<<<<

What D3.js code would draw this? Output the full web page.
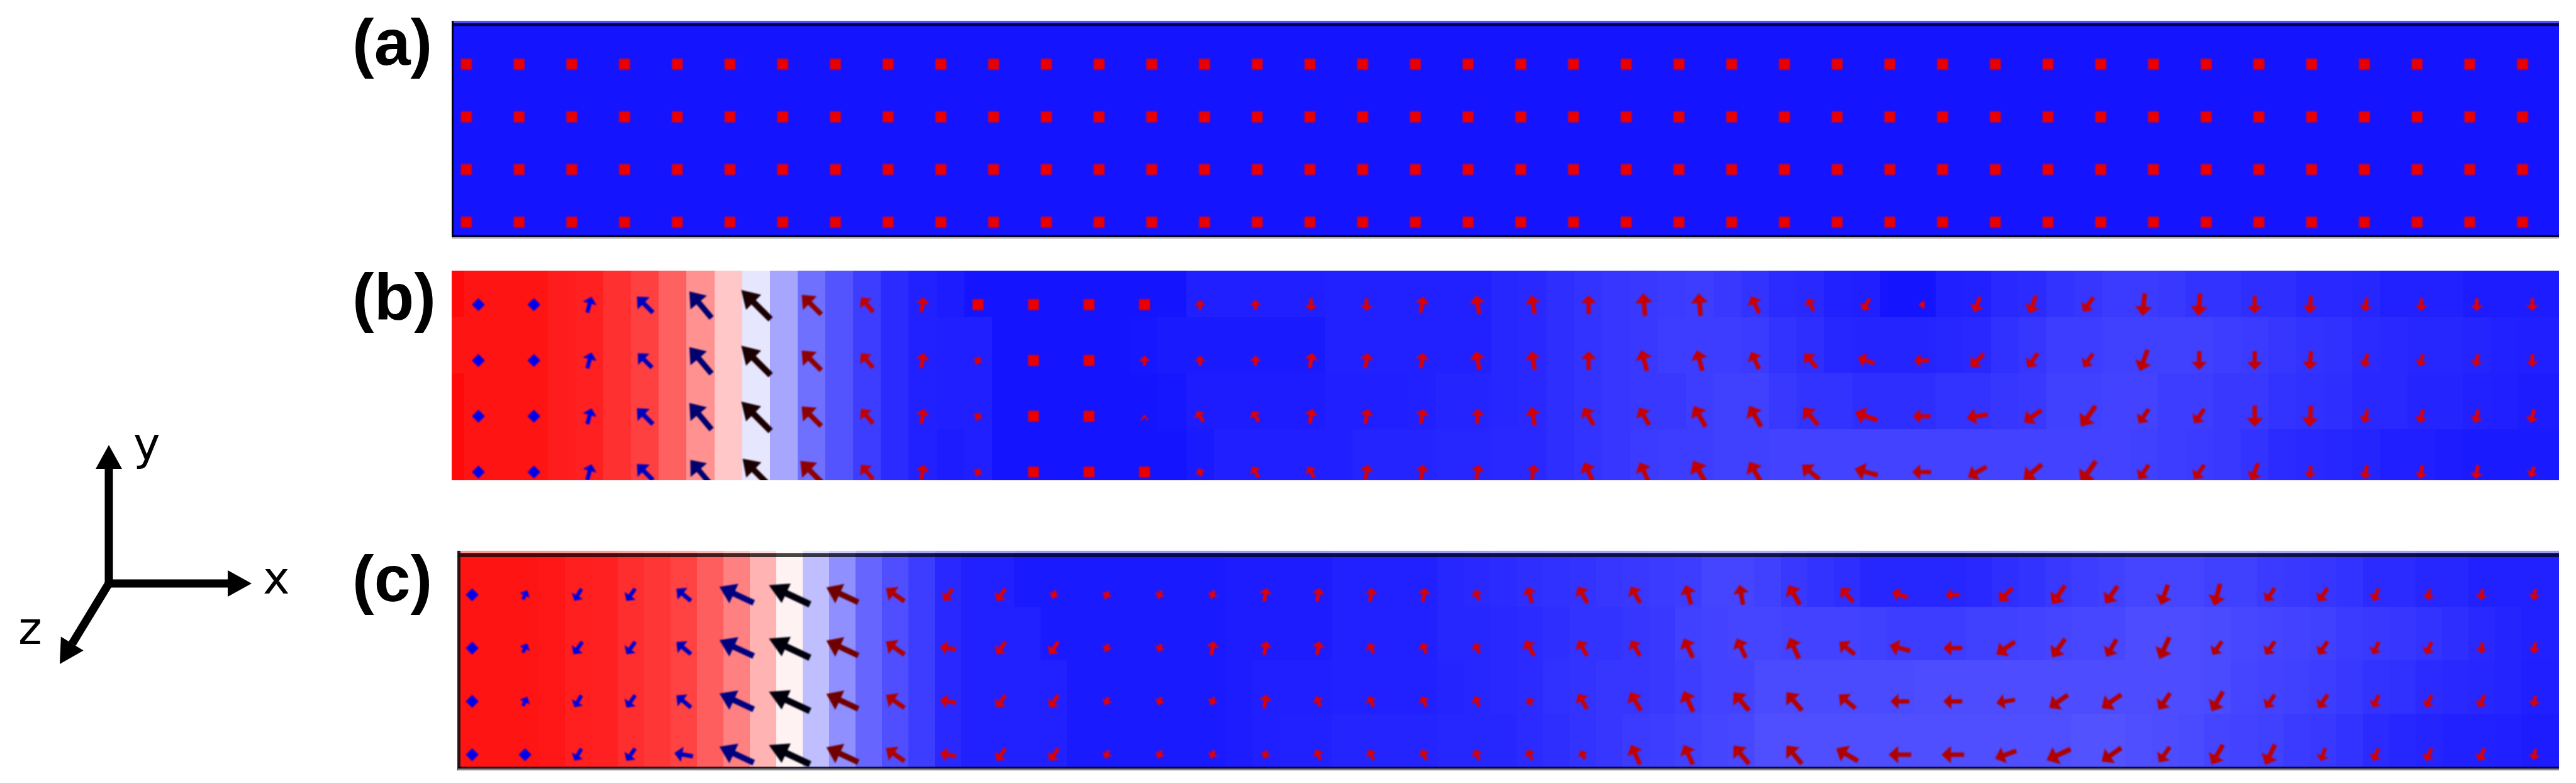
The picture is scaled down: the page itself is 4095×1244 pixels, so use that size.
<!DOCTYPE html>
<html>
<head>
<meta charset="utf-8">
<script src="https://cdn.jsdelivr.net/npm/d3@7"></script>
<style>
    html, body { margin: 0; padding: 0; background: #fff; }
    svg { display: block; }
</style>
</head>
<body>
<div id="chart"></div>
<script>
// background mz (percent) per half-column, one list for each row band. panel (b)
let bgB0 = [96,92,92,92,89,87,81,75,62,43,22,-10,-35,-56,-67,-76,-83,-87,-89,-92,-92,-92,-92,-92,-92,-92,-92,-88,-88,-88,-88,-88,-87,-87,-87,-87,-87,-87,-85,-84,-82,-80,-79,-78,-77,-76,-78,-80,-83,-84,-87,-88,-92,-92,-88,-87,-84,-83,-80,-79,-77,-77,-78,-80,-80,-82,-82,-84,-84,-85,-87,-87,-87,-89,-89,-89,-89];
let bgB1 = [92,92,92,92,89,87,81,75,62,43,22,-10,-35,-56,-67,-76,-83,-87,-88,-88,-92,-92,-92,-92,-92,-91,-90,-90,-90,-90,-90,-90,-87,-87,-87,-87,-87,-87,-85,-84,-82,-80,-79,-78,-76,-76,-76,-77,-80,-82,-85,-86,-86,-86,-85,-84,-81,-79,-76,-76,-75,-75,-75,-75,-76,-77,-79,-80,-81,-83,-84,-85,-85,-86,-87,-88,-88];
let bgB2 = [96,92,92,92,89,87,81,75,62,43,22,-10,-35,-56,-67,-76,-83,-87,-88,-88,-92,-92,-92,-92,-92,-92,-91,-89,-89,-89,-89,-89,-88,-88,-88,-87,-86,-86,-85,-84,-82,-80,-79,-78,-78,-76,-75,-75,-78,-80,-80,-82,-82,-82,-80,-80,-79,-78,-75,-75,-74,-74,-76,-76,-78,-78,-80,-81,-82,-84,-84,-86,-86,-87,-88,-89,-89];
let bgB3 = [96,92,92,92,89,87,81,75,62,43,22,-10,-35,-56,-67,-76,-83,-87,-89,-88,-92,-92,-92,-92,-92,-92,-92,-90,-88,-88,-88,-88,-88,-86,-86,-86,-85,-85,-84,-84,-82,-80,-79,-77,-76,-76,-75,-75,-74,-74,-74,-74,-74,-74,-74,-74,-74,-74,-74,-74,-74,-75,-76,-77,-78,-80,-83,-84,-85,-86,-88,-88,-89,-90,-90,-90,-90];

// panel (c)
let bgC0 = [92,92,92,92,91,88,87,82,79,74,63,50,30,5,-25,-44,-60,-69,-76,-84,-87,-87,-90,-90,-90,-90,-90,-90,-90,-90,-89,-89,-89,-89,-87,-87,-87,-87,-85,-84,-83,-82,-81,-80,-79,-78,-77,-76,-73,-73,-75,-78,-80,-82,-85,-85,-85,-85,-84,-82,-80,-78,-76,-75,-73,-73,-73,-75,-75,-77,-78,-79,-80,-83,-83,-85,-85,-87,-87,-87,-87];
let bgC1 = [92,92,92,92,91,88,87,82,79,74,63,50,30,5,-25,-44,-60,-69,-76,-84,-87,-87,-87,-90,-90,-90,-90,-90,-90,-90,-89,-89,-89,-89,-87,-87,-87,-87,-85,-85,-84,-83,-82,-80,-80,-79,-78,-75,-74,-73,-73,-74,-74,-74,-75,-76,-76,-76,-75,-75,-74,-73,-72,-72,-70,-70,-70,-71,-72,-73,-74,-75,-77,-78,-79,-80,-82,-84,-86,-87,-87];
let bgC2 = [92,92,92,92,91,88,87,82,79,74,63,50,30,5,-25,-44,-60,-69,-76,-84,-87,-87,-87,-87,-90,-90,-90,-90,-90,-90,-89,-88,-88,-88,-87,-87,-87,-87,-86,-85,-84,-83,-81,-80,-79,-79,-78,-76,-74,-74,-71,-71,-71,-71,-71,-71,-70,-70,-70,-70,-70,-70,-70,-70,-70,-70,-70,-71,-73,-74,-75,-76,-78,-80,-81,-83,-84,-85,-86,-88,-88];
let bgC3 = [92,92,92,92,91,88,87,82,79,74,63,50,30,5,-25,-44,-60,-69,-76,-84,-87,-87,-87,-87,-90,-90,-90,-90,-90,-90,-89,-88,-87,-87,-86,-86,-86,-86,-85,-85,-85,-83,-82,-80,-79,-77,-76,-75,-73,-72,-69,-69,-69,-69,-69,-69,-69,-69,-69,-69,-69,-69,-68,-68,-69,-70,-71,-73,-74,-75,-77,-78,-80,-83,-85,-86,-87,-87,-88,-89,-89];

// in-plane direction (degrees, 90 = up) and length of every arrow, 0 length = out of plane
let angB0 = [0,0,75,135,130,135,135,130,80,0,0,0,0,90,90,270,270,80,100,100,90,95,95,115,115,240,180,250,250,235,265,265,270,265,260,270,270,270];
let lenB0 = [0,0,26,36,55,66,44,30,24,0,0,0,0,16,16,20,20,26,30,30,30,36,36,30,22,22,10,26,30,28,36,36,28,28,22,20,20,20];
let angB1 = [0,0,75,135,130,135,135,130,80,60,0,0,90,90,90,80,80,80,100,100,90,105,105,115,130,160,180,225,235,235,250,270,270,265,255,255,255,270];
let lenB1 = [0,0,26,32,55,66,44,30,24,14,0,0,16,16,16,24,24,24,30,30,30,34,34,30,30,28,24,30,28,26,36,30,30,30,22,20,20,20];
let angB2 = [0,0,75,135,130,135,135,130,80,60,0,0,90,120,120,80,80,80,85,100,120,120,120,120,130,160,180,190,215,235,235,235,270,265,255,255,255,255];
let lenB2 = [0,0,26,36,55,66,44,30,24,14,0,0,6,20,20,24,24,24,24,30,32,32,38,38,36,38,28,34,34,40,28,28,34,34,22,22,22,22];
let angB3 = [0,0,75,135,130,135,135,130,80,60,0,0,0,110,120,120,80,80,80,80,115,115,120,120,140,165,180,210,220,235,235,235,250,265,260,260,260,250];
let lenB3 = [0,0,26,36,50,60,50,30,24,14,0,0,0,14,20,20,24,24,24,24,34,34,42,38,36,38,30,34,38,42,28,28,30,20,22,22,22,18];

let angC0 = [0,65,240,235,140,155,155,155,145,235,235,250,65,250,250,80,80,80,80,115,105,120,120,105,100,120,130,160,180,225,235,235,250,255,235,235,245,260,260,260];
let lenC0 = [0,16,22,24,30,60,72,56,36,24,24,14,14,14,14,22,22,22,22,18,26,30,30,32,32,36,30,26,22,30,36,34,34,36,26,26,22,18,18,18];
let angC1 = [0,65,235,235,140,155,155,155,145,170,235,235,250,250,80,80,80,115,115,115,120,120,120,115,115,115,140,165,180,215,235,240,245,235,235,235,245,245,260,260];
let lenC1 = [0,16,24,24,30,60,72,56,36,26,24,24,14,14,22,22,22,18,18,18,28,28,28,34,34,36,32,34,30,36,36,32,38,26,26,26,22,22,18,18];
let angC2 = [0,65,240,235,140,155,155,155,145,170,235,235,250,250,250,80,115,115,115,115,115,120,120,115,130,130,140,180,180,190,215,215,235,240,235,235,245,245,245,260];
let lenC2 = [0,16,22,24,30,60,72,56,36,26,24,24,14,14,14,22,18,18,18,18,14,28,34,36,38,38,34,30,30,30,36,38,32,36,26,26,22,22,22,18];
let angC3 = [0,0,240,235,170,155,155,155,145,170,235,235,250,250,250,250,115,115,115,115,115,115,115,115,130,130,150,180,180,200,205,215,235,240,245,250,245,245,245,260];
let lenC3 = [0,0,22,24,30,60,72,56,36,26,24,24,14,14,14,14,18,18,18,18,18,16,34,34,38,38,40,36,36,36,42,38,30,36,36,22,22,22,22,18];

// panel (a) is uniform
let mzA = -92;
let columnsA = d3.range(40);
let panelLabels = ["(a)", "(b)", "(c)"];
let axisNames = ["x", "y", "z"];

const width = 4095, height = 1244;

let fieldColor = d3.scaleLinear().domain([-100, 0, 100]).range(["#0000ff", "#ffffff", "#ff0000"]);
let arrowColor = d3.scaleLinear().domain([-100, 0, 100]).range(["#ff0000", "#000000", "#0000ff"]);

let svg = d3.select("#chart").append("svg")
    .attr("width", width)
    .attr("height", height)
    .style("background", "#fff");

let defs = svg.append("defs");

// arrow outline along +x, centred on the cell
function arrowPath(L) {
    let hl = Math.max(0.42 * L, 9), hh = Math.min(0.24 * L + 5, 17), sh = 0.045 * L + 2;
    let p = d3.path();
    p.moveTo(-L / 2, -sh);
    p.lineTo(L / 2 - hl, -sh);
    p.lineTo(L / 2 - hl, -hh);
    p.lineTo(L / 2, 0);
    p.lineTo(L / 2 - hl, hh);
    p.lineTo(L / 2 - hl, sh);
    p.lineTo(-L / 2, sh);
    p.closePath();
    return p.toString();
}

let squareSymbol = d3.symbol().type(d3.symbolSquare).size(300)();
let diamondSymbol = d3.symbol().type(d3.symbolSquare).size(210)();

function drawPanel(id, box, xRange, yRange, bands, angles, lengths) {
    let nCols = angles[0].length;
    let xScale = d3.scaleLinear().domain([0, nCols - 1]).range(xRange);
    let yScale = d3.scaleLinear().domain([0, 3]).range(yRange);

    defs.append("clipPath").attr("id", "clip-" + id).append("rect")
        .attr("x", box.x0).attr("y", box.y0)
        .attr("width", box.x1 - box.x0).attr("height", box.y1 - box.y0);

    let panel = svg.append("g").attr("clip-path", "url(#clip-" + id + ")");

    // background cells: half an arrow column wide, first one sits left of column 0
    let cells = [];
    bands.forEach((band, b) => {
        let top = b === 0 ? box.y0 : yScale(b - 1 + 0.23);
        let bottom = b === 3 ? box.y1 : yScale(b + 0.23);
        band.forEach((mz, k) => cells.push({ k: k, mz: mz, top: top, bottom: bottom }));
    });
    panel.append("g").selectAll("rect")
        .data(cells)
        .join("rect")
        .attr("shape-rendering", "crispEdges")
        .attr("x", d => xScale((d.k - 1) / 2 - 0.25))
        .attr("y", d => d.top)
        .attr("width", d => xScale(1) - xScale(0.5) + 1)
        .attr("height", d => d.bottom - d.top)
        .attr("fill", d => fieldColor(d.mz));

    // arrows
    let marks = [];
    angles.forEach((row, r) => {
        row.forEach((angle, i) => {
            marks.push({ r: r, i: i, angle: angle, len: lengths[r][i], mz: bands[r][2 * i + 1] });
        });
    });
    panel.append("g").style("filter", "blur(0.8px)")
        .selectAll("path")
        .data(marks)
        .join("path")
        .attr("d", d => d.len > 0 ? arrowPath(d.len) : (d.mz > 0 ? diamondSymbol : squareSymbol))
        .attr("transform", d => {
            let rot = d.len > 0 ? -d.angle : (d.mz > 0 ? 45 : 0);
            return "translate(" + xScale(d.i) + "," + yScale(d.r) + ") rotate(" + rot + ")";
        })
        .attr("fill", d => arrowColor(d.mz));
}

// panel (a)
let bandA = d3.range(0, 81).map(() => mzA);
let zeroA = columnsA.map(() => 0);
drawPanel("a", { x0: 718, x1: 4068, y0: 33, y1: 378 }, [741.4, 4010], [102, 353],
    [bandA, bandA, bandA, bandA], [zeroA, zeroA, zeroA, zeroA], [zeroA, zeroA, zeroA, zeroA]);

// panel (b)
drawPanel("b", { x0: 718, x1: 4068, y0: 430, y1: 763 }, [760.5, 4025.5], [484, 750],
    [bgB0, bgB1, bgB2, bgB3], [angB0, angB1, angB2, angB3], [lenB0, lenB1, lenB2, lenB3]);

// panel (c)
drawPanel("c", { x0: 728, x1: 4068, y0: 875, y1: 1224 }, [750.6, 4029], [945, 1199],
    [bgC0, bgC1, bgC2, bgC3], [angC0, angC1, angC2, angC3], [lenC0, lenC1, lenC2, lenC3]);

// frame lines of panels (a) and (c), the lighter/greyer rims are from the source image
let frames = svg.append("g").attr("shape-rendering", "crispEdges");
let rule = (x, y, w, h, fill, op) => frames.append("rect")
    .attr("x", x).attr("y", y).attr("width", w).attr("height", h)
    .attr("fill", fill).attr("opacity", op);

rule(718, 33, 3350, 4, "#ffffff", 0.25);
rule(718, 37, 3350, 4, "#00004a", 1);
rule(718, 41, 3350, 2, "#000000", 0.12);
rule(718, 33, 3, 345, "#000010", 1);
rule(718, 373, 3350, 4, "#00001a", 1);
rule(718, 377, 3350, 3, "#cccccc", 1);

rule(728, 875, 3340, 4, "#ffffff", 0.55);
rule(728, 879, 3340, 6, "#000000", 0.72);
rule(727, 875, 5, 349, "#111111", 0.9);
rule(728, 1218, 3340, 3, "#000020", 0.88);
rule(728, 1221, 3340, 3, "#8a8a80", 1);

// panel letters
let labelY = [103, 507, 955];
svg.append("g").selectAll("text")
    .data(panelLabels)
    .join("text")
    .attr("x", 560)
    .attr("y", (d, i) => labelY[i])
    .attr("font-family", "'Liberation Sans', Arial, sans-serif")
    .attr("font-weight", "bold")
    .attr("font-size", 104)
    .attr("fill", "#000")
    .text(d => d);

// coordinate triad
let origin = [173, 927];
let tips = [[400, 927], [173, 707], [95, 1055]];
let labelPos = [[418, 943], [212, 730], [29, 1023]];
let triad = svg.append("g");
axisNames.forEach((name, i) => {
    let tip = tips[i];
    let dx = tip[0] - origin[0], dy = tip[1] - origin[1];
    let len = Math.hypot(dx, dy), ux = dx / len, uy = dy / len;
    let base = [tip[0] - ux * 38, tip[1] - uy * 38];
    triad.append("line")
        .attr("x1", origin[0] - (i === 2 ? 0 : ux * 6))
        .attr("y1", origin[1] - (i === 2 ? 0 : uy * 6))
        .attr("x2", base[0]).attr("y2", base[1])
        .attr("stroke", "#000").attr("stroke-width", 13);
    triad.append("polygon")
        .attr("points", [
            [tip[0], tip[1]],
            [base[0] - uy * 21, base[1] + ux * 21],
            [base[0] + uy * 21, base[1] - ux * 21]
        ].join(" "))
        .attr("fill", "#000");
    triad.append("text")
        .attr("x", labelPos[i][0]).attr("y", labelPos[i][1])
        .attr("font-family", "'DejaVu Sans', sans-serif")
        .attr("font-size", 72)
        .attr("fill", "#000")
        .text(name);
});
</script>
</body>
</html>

>>>>

Give the count of lines holding the word "size", with no other words.

Complete output ▸ 5